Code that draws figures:
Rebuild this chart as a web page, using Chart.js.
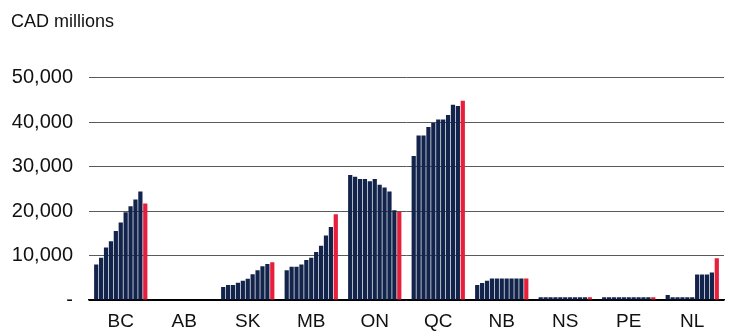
<!DOCTYPE html>
<html>
<head>
<meta charset="utf-8">
<script src="https://cdn.jsdelivr.net/npm/chart.js@4.4.0/dist/chart.umd.min.js"></script>
<style>
  html, body { margin: 0; padding: 0; background: #fff; }
  #wrap { width: 730px; height: 332px; }
</style>
</head>
<body>
<div id="wrap"><canvas id="chart"></canvas></div>
<script>
// Provinces on the x axis
const provinces = ['BC', 'AB', 'SK', 'MB', 'ON', 'QC', 'NB', 'NS', 'PE', 'NL'];

// Each province: 10 navy bars then the red bar (CAD millions)
const bc = [8000, 9500, 11800, 13200, 15500, 17400, 19700, 21100, 22600, 24400, 21700];
const ab = [0, 0, 0, 0, 0, 0, 0, 0, 0, 0, 0];
const sk = [2900, 3400, 3400, 3900, 4300, 4800, 5800, 6700, 7600, 8100, 8500];
const mb = [6700, 7500, 7500, 8000, 9000, 9500, 10800, 12200, 14500, 16400, 19300];
const on = [28100, 27700, 27200, 27200, 26700, 27200, 25900, 25300, 24400, 20200, 19800];
const qc = [32400, 37000, 37000, 38900, 39800, 40600, 40600, 41600, 43900, 43600, 44800];
const nb = [3400, 3800, 4300, 4850, 4850, 4850, 4850, 4850, 4850, 4850, 4850];
const ns = [600, 600, 600, 600, 600, 600, 600, 600, 600, 600, 600];
const pe = [600, 600, 600, 600, 600, 600, 600, 600, 600, 600, 600];
const nl = [1100, 600, 600, 600, 600, 600, 5750, 5750, 5750, 6200, 9400];

const yTicks = [0, 10000, 20000, 30000, 40000, 50000];

const navy = '#13244c';
const red = '#e71f3c';
const fontFamily = '"Liberation Sans", Arial, Helvetica, sans-serif';

const rows = [bc, ab, sk, mb, on, qc, nb, ns, pe, nl];
const datasets = [];
for (let i = 0; i < 11; i++) {
    datasets.push({
        label: 'Series ' + (i + 1),
        data: rows.map(r => r[i]),
        backgroundColor: i === 10 ? red : navy,
        borderWidth: 0,
        barPercentage: 0.86,
        categoryPercentage: 0.85
    });
}

const ctx = document.getElementById('chart').getContext('2d');
new Chart(ctx, {
    type: 'bar',
    data: { labels: provinces, datasets: datasets },
    options: {
        responsive: true,
        maintainAspectRatio: false,
        animation: false,
        layout: { padding: { left: 11, right: 6, top: 0, bottom: 1 } },
        plugins: {
            legend: { display: false },
            tooltip: { enabled: false },
            title: {
                display: true,
                text: 'CAD millions',
                align: 'start',
                color: '#111',
                font: { family: fontFamily, size: 18, weight: 'normal', lineHeight: 1.2 },
                padding: { top: 11, bottom: 45 }
            }
        },
        scales: {
            x: {
                afterFit: (scale) => { scale.height = 31; },
                grid: { display: false, drawTicks: false, tickLength: 0 },
                border: { display: true, color: '#000', width: 1.5 },
                ticks: {
                    color: '#111',
                    maxRotation: 0,
                    font: { family: fontFamily, size: 19, lineHeight: 1 },
                    padding: 12
                }
            },
            y: {
                min: 0,
                max: 50000,
                afterFit: (scale) => { scale.width = 78; },
                afterBuildTicks: (scale) => { scale.ticks = yTicks.map(v => ({ value: v })); },
                border: { display: false },
                grid: {
                    color: (c) => c.tick && c.tick.value === 0 ? '#000' : '#5a5a5a',
                    lineWidth: 1,
                    drawTicks: false
                },
                ticks: {
                    color: '#111',
                    padding: 16,
                    font: { family: fontFamily, size: 20 },
                    callback: (v) => v === 0 ? '-' : v.toLocaleString('en-US')
                }
            }
        }
    }
});
</script>
</body>
</html>
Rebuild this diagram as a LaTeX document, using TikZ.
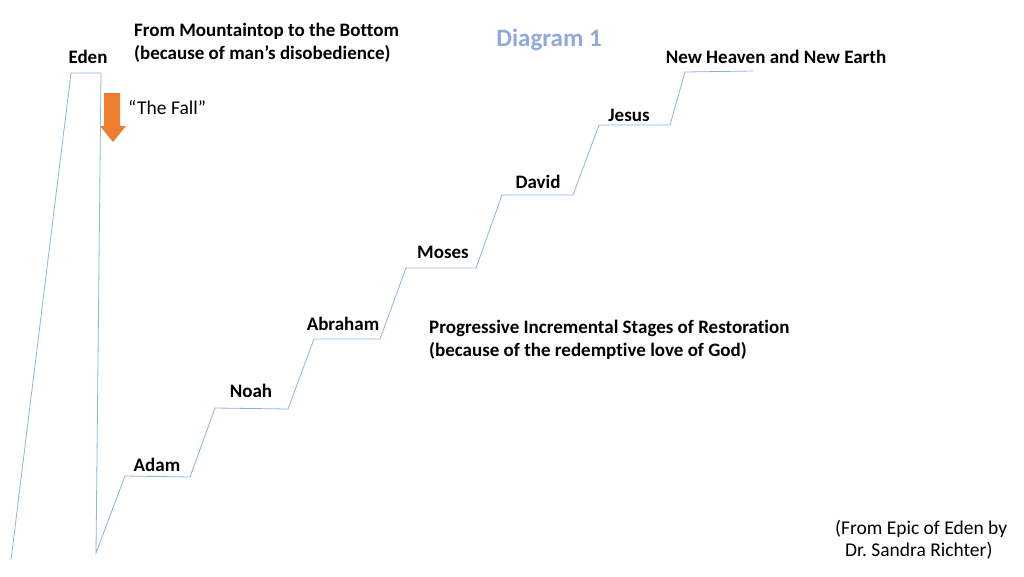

*Written exercise*. In your copy of the listing above, reproduce each line exactly and omit all pictures.

*Output of the exercise*.
Rebuild this chart as a web page, using Chart.js.
<!DOCTYPE html>
<html>
<head>
<meta charset="utf-8">
<script src="https://cdn.jsdelivr.net/npm/chart.js@4.4.0/dist/chart.umd.min.js"></script>
<style>
  html, body { margin: 0; padding: 0; background: #fff; }
  #wrap { width: 730px; height: 332px; }
</style>
</head>
<body>
<div id="wrap"><canvas id="chart"></canvas></div>
<script>
// Provinces on the x axis
const provinces = ['BC', 'AB', 'SK', 'MB', 'ON', 'QC', 'NB', 'NS', 'PE', 'NL'];

// Each province: 10 navy bars then the red bar (CAD millions)
const bc = [8000, 9500, 11800, 13200, 15500, 17400, 19700, 21100, 22600, 24400, 21700];
const ab = [0, 0, 0, 0, 0, 0, 0, 0, 0, 0, 0];
const sk = [2900, 3400, 3400, 3900, 4300, 4800, 5800, 6700, 7600, 8100, 8500];
const mb = [6700, 7500, 7500, 8000, 9000, 9500, 10800, 12200, 14500, 16400, 19300];
const on = [28100, 27700, 27200, 27200, 26700, 27200, 25900, 25300, 24400, 20200, 19800];
const qc = [32400, 37000, 37000, 38900, 39800, 40600, 40600, 41600, 43900, 43600, 44800];
const nb = [3400, 3800, 4300, 4850, 4850, 4850, 4850, 4850, 4850, 4850, 4850];
const ns = [600, 600, 600, 600, 600, 600, 600, 600, 600, 600, 600];
const pe = [600, 600, 600, 600, 600, 600, 600, 600, 600, 600, 600];
const nl = [1100, 600, 600, 600, 600, 600, 5750, 5750, 5750, 6200, 9400];

const yTicks = [0, 10000, 20000, 30000, 40000, 50000];

const navy = '#13244c';
const red = '#e71f3c';
const fontFamily = '"Liberation Sans", Arial, Helvetica, sans-serif';

const rows = [bc, ab, sk, mb, on, qc, nb, ns, pe, nl];
const datasets = [];
for (let i = 0; i < 11; i++) {
    datasets.push({
        label: 'Series ' + (i + 1),
        data: rows.map(r => r[i]),
        backgroundColor: i === 10 ? red : navy,
        borderWidth: 0,
        barPercentage: 0.86,
        categoryPercentage: 0.85
    });
}

const ctx = document.getElementById('chart').getContext('2d');
new Chart(ctx, {
    type: 'bar',
    data: { labels: provinces, datasets: datasets },
    options: {
        responsive: true,
        maintainAspectRatio: false,
        animation: false,
        layout: { padding: { left: 11, right: 6, top: 0, bottom: 1 } },
        plugins: {
            legend: { display: false },
            tooltip: { enabled: false },
            title: {
                display: true,
                text: 'CAD millions',
                align: 'start',
                color: '#111',
                font: { family: fontFamily, size: 18, weight: 'normal', lineHeight: 1.2 },
                padding: { top: 11, bottom: 45 }
            }
        },
        scales: {
            x: {
                afterFit: (scale) => { scale.height = 31; },
                grid: { display: false, drawTicks: false, tickLength: 0 },
                border: { display: true, color: '#000', width: 1.5 },
                ticks: {
                    color: '#111',
                    maxRotation: 0,
                    font: { family: fontFamily, size: 19, lineHeight: 1 },
                    padding: 12
                }
            },
            y: {
                min: 0,
                max: 50000,
                afterFit: (scale) => { scale.width = 78; },
                afterBuildTicks: (scale) => { scale.ticks = yTicks.map(v => ({ value: v })); },
                border: { display: false },
                grid: {
                    color: (c) => c.tick && c.tick.value === 0 ? '#000' : '#5a5a5a',
                    lineWidth: 1,
                    drawTicks: false
                },
                ticks: {
                    color: '#111',
                    padding: 16,
                    font: { family: fontFamily, size: 20 },
                    callback: (v) => v === 0 ? '-' : v.toLocaleString('en-US')
                }
            }
        }
    }
});
</script>
</body>
</html>
Rebuild this diagram as a LaTeX document, using TikZ.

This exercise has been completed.